As anyone who knows me in real life (or has been a reader of this blog for more than five minutes) will know, I have a very slight tendency towards negativity. I see problems everywhere, I have little confidence in my own abilities, I tend towards melancholy and I am a pessimist. Yes, one of those.
The problem for me, and others like me, is that in society in general, and the workplace in particular, it seems that it’s not acceptable to be negative, even when the negative thing is the true thing. For example, the other week, we were evaluating something at work. We’d had quite a few negative comments from staff, which we wanted to put into the report because we felt it was important people had the chance to have their say about the situation. But one person in our group said we should leave them out because they were too negative. But they were people’s opinions – why should they not be entitled to have their voices heard just because their feedback wasn’t positive? (We put it in the report in the end as the majority of us thought it should go in.)
Anyhow, one of my (two) new year’s resolutions was to try and be more positive, so I have decided to actually do something about this. I usually enjoy reading Oliver Burkeman’s columns in The Guardian weekend magazine, so when I saw he’d written a book called The Antidote: Happiness for People Who Can’t Stand Positive Thinking, I decided I would read it. Happily, I was able to download it as an e-book from the public library. [I’m still slightly over-excited about the fact that one can borrow e-books from the public library – perhaps I should write a blog post about this and get it out of my system.] I enjoyed the book, and I think it’s worth reading, particularly if the usual run of self-help books just makes you feel worse than you felt to begin with. For starters, the book describes just what a waste of time positive thinking (aka pretending everything is alright when it’s not) can be. Hooray! I felt better already.

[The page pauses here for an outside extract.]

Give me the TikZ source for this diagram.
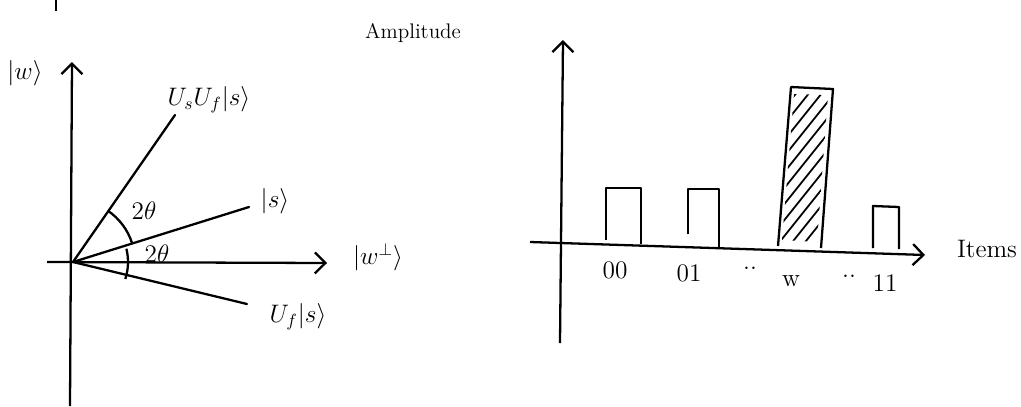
\documentclass[tikz,border=0pt]{standalone}
\usepackage{amsmath}
\usepackage{tikz}
\usetikzlibrary{positioning,arrows.meta,calc}

\begin{document}
\begin{tikzpicture}[x=0.02cm,y=-0.02cm,line width=1.3pt,
  >={Straight Barb[length=6pt,width=12pt]},
  axis/.style={->},
  vec/.style={line cap=round},
  lbl/.style={font=\Large,inner sep=1pt},
  bar/.style={line join=round}]
  \useasboundingbox (0,0) rectangle (1021,406);
  % stray stroke at the top edge
  \coordinate (t1) at (56,0); \coordinate (t2) at (56,11);
  \draw (t1) -- (t2);

  % left: rotation picture
  \coordinate (O) at (73,262);
  \coordinate (ybot) at (70,406);  \coordinate (ytop) at (72,62);
  \coordinate (xl) at (47,262);    \coordinate (xr) at (327,263);
  \coordinate (us) at (175,115);
  \coordinate (s) at (249,207);
  \coordinate (uf) at (247,304);
  \draw[axis] (ybot) -- (ytop);
  \draw[axis] (xl) -- (xr);
  \draw[vec] (O) -- (us);
  \draw[vec] (O) -- (s);
  \draw[vec] (O) -- (uf);
  \draw ($(O)+(-56:62)$) arc[start angle=-56,end angle=-18,radius=62];
  \draw ($(O)+(-14:55)$) arc[start angle=-14,end angle=18,radius=55];
  \node[lbl] (lw) at (25,73) {$|w\rangle$};
  \node[lbl] (lwp) at (378,257) {$|w^{\perp}\rangle$};
  \node[lbl] (lus) at (209,100) {$U_sU_f|s\rangle$};
  \node[lbl] (ls) at (275,201) {$|s\rangle$};
  \node[lbl] (luf) at (298,317) {$U_f|s\rangle$};
  \node[lbl] (th1) at (144,211) {$2\theta$};
  \node[lbl] (th2) at (157,254) {$2\theta$};

  % right: amplitudes
  \coordinate (ab) at (560,343); \coordinate (at) at (563,40);
  \coordinate (il) at (530,242); \coordinate (ir) at (925,255);
  \draw[axis] (ab) -- (at);
  \draw[axis] (il) -- (ir);
  \draw[bar] (606,240) -- (606,188) -- (641,188) -- (641,244);
  \draw[bar] (688,234) -- (688,189) -- (719,189) -- (719,247);
  \draw[bar] (778,246) -- (791,87) -- (833,89) -- (821,248);
  \draw[bar] (873,248) -- (873,206) -- (899,207) -- (899,249);
  \begin{scope}
    \clip (782,240) -- (794,94) -- (828,95) -- (817,242) -- cycle;
    \foreach \k in {0,...,13}
      \draw[line width=1pt] (770,110+\k*16) -- ++(60,-75);
  \end{scope}
  \node[lbl,font=\large] (amp) at (413,33) {Amplitude};
  \node[lbl] (items) at (987,249) {Items};
  \node[lbl] (n00) at (615,270) {00};
  \node[lbl] (n01) at (689,273) {01};
  \node[lbl] (d1) at (750,268) {..};
  \node[lbl] (nw) at (791,281) {w};
  \node[lbl] (d2) at (849,276) {..};
  \node[lbl] (n11) at (885,283) {11};
\end{tikzpicture}
\end{document}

I was going to summarise the main points of the book here, but (a) it’s probably better if you read it for yourself, and (b) this post would be too long if I did, so instead I will share the quotations used at the head of each chapter, which are a sort of summary in themselves:
Try to post for yourself this task: not to think of a polar bear, and you will see that the cursed thing will come to mind every minute.
– Fyodor Dostoevsky – Winter Notes on Summer Impressions
Pessimism, when you get used to it, is just as agreeable as optimism.
– Arnold Bennett, Things That Have Interested Me
You want it to be one way. But it’s the other way.
– Marlo Stanfield in The Wire
Future, n. That period of time in which our affairs prosper, our friends and true and our happiness is assured.
– Ambrose Pierce, The Devil’s Dictionary
Why are you unhappy? Because 99.9 per cent of everything you think, and of everything you do, is for yourself – and there isn’t one.
– Wei Wu Wei, Ask the Awakened
Security is a kind of death, I think.
– Tennessee Williams, ‘The Catastrophe of Success‘
You can’t turn a sow’s ear into a Veal Orloff. But you can do something very good with a sow’s ear.
– Julia Child
If I had my life over I should form the habit of nightly composing myself to thoughts of death. I would practice, as it were, the remembrance of death…without an ever-present sense of death, life is insipid. You might as well live on the whites of eggs.
– Inspector Mortimer in Muriel Spark‘s Momento Mori
One of the most helpful ideas I got from the book was the idea of, when worrying about something, to think about what the worst-case scenario could really be. In most situations the worse-case scenario is probably not really going to be as bad as we might think it is, and even if it is bad, it is unlikely to be something that we really can’t cope with in some way. Also, being a brilliant procrastinator, I found the idea of procrastination being a result of feeling that we can’t do something rather than us really, literally, not being able to do it an interesting one that I hadn’t thought of before. E.g., I might feel that I’m unable to do some Hebrew exercises, but really, I am literally (physically) able to do them, I just don’t feel like it. So, the answer to procrastination is to just get on and do things.
I was also interested to learn that the expression “X [person] is a failure” and the idea of people being “failures” only came into being during the growth of capitalism in the late 1800s when people started to get credit ratings, and bad credit ratings came to determine a person’s “moral worth” as well as their financial status. Also, there is a particularly intriguing chapter on the evils of goal setting that should be read by all managers, IMHO.
In general, Burkeman advises embracing such ‘negative’ things as failure and uncertainty, because seeking after success and security are likely to make us more unhappy. None of this is news, but, when you look around at society and at the workplace in particular you would be forgiven for thinking that it was. I suspect that most people secretly (or not so secretly) know that trying to be perfect is going to do us harm, that setting goals is not the way to get the best out of people, that it’s OK to fail, and that we need to think about death a bit more (in a good way), but ‘society’ and the way we’ve been taught to live tell us the opposite. We spend a lot of time deluding ourselves, in various ways, about a myriad of things, when, actually, if we could just see and accept reality we might just be a bit happier.